Collector Benefits of Royalties

While royalties are often framed as a cost to collectors, they actually provide several important benefits:

  • Quality assurance: Collections with royalty-funded development teams tend to maintain and improve their infrastructure, protecting the long-term value of your holdings.
  • Community investment: Royalty revenue funds community events, partnerships, and features that benefit all holders and strengthen the collection's brand.
  • Creator motivation: When creators earn from secondary sales, they have a financial incentive to prevent floor price collapse and maintain collection relevance.
  • Market health: Royalties create a natural floor on transaction costs, which can reduce wash trading and other manipulative practices that harm collectors.

Marketplace Enforcement

The NFT ecosystem has experienced significant debate over royalty enforcement. Here is the current landscape:

  • Full enforcement marketplaces: Platforms like Magic Eden (with its creator protection program) and Foundation enforce royalties at the smart contract level, requiring buyers to pay the royalty as part of the transaction.
  • Optional royalty marketplaces: Some platforms, including Blur and OpenSea in certain modes, allow buyers to set their own royalty percentage, including zero. This has created a race to the bottom in royalty payments.
  • Operator filter registries: Creators can use operator filter contracts to restrict secondary sales to marketplaces that enforce royalties. This prevents their NFTs from being traded on platforms that bypass royalty payments.
  • ERC-2981 standard: This royalty standard allows marketplaces to query the correct royalty amount, but compliance is voluntary.
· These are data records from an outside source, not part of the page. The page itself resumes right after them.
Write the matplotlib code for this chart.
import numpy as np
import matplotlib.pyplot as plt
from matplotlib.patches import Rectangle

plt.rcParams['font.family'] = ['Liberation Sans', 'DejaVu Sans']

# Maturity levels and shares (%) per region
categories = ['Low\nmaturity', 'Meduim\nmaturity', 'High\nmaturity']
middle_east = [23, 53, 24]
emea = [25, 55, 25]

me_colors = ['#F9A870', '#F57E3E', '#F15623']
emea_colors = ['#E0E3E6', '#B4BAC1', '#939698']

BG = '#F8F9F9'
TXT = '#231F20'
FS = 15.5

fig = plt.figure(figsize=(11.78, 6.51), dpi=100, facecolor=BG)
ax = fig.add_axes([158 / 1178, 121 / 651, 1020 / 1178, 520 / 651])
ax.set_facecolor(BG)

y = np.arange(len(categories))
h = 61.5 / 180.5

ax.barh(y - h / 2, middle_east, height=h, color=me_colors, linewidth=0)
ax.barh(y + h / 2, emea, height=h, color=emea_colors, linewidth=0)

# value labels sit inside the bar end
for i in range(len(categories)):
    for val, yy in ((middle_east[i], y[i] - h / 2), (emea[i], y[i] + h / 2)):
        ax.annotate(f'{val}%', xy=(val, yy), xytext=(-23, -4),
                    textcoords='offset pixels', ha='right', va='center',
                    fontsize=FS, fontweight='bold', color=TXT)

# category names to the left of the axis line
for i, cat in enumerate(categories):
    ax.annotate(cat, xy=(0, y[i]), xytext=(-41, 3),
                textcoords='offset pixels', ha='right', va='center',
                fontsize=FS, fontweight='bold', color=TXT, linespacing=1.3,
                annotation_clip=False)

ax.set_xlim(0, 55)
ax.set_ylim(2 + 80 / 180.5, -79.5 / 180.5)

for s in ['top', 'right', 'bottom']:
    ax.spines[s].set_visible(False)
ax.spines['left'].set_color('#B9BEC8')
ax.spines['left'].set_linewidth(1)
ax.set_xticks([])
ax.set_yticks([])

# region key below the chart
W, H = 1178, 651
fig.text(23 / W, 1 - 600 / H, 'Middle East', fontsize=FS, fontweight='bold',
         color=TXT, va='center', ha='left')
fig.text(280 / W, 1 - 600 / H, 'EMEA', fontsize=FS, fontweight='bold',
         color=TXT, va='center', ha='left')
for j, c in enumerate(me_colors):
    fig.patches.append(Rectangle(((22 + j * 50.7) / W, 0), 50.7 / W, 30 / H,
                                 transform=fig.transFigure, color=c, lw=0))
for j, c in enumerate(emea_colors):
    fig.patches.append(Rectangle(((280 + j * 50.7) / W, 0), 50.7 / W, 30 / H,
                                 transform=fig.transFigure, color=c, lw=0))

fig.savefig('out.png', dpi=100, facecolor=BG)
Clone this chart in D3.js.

Marketplaces can choose whether to honor the queried amount.

The Future of NFT Royalties

The royalty landscape continues to evolve as the NFT market matures:

  • Smart contract enforcement: Newer NFT standards are exploring on-chain royalty enforcement that cannot be bypassed by marketplaces, giving creators guaranteed ongoing revenue.
  • Dynamic royalties: Some projects are experimenting with royalty structures that change based on sale price, holding period, or other factors, creating more nuanced incentive structures.
  • Cross-chain royalties: As NFTs expand across multiple blockchains, standardized royalty enforcement across chains is becoming a priority for ecosystem development.
  • Revenue sharing models: Beyond simple royalties, some projects are exploring profit-sharing mechanisms that give holders a share of protocol revenue, creating more complex value alignment.
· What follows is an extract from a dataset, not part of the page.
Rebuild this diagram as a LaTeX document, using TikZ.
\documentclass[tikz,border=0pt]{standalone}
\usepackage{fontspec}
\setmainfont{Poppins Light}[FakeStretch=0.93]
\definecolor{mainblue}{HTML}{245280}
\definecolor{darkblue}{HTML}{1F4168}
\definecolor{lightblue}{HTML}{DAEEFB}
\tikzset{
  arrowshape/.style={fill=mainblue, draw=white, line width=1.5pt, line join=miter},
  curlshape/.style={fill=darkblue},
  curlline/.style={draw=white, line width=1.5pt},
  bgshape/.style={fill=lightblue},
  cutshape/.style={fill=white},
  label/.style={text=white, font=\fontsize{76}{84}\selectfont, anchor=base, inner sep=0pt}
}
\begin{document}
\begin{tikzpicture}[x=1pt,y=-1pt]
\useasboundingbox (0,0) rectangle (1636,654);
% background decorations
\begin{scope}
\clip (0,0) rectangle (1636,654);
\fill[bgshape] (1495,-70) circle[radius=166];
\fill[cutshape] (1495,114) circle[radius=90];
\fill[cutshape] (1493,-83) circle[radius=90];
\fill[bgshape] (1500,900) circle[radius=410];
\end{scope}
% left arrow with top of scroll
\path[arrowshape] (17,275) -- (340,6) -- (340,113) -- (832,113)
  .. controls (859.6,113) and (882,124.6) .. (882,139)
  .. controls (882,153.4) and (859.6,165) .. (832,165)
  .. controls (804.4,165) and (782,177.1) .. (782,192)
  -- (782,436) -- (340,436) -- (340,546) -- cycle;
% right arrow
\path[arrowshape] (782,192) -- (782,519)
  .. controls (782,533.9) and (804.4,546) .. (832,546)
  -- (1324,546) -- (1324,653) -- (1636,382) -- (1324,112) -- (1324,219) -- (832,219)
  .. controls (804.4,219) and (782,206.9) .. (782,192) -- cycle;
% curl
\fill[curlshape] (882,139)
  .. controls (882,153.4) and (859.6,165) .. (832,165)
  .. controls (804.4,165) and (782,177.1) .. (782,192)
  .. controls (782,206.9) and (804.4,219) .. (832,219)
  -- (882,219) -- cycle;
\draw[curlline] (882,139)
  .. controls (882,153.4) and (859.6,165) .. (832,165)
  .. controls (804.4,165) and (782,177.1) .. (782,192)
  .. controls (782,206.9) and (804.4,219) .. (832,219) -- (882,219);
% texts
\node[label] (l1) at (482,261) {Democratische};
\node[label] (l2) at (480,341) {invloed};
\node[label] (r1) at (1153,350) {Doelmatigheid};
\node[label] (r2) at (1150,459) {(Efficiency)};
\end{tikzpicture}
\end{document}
How Royalties Protect Against Rug Pulls

Royalties serve as a structural defense against certain types of NFT rug pulls:

  • Creator accountability: When a team depends on royalty revenue for ongoing income, they have a financial incentive to maintain the project rather than abandon it after the initial mint.
  • Long-term alignment: Royalties tie creator compensation to secondary market success, meaning the team benefits when collectors profit, creating natural alignment of interests.
  • Reduced exit incentive: Teams earning meaningful royalty revenue have less motivation to execute a rug pull, as ongoing royalties from a successful collection often exceed one-time scam profits.
  • Transparency: Royalty payments are recorded on-chain, providing visibility into whether the team is actively earning from the collection or has abandoned it.

While royalties are not a perfect safeguard against all forms of fraud, they create economic incentives that make rug pulls less attractive for creators who could earn more through legitimate long-term development. When evaluating an NFT collection, consider the royalty structure as one indicator of the team's long-term commitment to the project.